By solving real problems exceptionally well, these startups will earn customer loyalty that advertising money cannot buy.
They Think Global From Day One
Another key difference will be global ambition. Indian startups that win in 2026 will not limit themselves to domestic markets. They will design products that can scale internationally, either through exports, SaaS models, or cross-border partnerships.
This global mindset will help them diversify revenue and reduce dependence on any single market or policy environment.
The Founder Mindset That Separates Winners From Strugglers
Long Term Thinking Beats Short Term Validation
The founders who succeed in 2026 will think in years, not quarters. They will resist the temptation to chase trends and instead focus on building durable companies. This mindset shift is subtle but powerful.
They will ask different questions. Instead of asking how to raise the next round, they will ask how to build something customers genuinely need and are willing to pay for.
Humility Will Become a Competitive Advantage
Perhaps the most underrated trait among successful Indian startup founders in 2026 will be humility. Founders who listen carefully, adapt quickly, and accept uncomfortable feedback will outperform those who rely solely on confidence and charisma.

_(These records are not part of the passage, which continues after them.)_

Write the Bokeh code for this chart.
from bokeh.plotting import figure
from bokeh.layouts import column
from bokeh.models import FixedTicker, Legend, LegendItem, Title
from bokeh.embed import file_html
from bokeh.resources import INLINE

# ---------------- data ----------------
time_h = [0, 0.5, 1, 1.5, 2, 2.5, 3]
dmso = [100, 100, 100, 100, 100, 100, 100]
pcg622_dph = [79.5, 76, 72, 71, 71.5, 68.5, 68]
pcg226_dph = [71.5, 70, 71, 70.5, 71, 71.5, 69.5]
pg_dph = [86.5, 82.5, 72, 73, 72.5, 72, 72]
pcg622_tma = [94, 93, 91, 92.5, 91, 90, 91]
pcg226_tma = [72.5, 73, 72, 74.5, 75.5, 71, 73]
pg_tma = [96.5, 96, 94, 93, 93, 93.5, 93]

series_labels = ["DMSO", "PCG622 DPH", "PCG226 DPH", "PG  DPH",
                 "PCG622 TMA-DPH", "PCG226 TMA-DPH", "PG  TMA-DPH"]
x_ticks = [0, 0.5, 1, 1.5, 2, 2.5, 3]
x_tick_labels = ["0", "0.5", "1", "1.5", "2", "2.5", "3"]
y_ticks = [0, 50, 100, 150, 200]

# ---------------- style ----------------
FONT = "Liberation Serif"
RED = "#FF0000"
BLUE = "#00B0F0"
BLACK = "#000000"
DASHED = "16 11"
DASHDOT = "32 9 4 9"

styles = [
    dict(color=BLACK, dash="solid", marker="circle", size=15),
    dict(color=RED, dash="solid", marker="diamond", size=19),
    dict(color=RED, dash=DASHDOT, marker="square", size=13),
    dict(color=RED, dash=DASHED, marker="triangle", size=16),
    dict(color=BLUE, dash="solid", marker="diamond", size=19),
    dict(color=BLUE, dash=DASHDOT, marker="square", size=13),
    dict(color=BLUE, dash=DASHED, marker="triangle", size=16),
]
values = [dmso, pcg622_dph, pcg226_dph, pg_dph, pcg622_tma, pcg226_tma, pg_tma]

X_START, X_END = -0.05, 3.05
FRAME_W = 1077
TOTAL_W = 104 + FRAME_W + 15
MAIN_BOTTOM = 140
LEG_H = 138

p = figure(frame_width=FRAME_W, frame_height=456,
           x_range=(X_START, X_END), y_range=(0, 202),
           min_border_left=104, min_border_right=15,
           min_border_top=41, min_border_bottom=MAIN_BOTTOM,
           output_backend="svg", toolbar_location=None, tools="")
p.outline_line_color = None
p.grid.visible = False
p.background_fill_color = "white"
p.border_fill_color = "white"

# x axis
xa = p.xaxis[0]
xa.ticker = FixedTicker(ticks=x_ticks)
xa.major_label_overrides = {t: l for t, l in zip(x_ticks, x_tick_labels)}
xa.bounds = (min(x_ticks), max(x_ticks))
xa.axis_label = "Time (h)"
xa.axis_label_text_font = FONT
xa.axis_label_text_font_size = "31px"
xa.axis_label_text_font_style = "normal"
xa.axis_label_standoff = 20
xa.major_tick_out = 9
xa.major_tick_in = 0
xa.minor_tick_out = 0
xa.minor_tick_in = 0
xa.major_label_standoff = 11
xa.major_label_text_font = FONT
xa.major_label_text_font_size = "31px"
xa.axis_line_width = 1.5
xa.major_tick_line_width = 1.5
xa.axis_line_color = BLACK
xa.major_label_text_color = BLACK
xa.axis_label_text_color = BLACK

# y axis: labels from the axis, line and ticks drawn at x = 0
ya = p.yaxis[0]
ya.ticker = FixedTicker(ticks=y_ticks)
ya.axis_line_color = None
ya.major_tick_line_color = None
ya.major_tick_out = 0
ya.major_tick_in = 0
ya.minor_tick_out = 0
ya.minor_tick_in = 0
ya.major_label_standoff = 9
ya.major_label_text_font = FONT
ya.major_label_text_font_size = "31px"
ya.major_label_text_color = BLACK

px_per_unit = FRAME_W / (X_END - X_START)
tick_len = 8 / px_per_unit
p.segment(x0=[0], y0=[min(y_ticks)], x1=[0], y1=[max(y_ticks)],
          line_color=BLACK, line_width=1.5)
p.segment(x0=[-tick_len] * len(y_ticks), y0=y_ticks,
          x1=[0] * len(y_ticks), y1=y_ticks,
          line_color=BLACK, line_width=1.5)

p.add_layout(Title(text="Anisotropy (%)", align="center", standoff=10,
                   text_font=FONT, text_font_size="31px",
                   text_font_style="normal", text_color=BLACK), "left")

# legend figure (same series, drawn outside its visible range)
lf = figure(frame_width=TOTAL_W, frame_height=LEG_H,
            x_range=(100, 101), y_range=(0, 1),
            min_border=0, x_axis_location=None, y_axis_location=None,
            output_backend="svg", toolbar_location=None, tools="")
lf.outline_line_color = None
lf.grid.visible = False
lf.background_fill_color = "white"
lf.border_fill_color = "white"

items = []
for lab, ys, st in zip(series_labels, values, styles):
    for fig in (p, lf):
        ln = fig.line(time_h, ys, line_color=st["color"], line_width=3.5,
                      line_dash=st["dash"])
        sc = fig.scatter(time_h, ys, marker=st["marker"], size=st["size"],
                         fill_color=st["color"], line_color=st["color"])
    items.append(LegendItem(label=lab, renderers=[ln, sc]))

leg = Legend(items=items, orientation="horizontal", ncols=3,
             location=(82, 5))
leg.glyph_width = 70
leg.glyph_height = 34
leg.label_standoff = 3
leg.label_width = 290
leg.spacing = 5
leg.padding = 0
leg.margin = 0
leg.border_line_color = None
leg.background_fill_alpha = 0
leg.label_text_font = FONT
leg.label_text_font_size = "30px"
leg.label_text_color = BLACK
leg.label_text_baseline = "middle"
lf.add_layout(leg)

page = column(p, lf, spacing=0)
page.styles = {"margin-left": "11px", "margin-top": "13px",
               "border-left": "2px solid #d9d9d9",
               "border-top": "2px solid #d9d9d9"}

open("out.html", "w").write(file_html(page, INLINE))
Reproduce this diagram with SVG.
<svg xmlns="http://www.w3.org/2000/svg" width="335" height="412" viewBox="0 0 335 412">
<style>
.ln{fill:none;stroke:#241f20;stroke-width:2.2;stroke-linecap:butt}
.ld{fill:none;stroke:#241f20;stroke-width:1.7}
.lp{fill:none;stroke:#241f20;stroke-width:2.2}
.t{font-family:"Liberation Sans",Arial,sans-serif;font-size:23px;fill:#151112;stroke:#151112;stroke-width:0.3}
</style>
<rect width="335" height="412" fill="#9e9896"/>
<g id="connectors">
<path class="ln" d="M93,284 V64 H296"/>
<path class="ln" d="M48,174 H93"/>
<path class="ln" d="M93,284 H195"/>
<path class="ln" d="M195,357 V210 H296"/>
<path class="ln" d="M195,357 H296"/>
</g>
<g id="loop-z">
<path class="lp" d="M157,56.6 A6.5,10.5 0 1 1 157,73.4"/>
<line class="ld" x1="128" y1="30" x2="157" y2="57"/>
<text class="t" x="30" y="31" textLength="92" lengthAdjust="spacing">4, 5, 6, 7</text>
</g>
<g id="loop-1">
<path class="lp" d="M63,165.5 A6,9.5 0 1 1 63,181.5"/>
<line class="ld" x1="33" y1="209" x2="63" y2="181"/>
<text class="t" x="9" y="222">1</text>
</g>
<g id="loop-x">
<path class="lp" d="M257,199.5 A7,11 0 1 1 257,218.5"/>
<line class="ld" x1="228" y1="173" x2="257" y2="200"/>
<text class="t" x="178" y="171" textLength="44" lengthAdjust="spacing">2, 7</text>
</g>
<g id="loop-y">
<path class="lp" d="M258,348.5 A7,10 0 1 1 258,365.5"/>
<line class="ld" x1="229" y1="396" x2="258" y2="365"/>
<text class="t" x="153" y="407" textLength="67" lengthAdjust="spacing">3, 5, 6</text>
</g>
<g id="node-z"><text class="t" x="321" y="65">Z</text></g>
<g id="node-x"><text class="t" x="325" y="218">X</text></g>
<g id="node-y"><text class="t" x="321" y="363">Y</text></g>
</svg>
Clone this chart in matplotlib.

In a tougher ecosystem, learning fast matters more than appearing right.
Conclusion: Survival Will Belong to the Intentional
The Indian startup ecosystem in 2026 will not be defined by who raises the most money or grows the fastest. It will be defined by who builds with intention. Most Indian startups will struggle because they are still playing an old game with new rules. The few that succeed will embrace discipline, humility, and long-term thinking.
For founders reading this today, the message is clear. The future does not reward noise. It rewards clarity. The choices you make now will decide whether your startup becomes part of the struggle or part of the quiet success stories that redefine Indian entrepreneurship in 2026.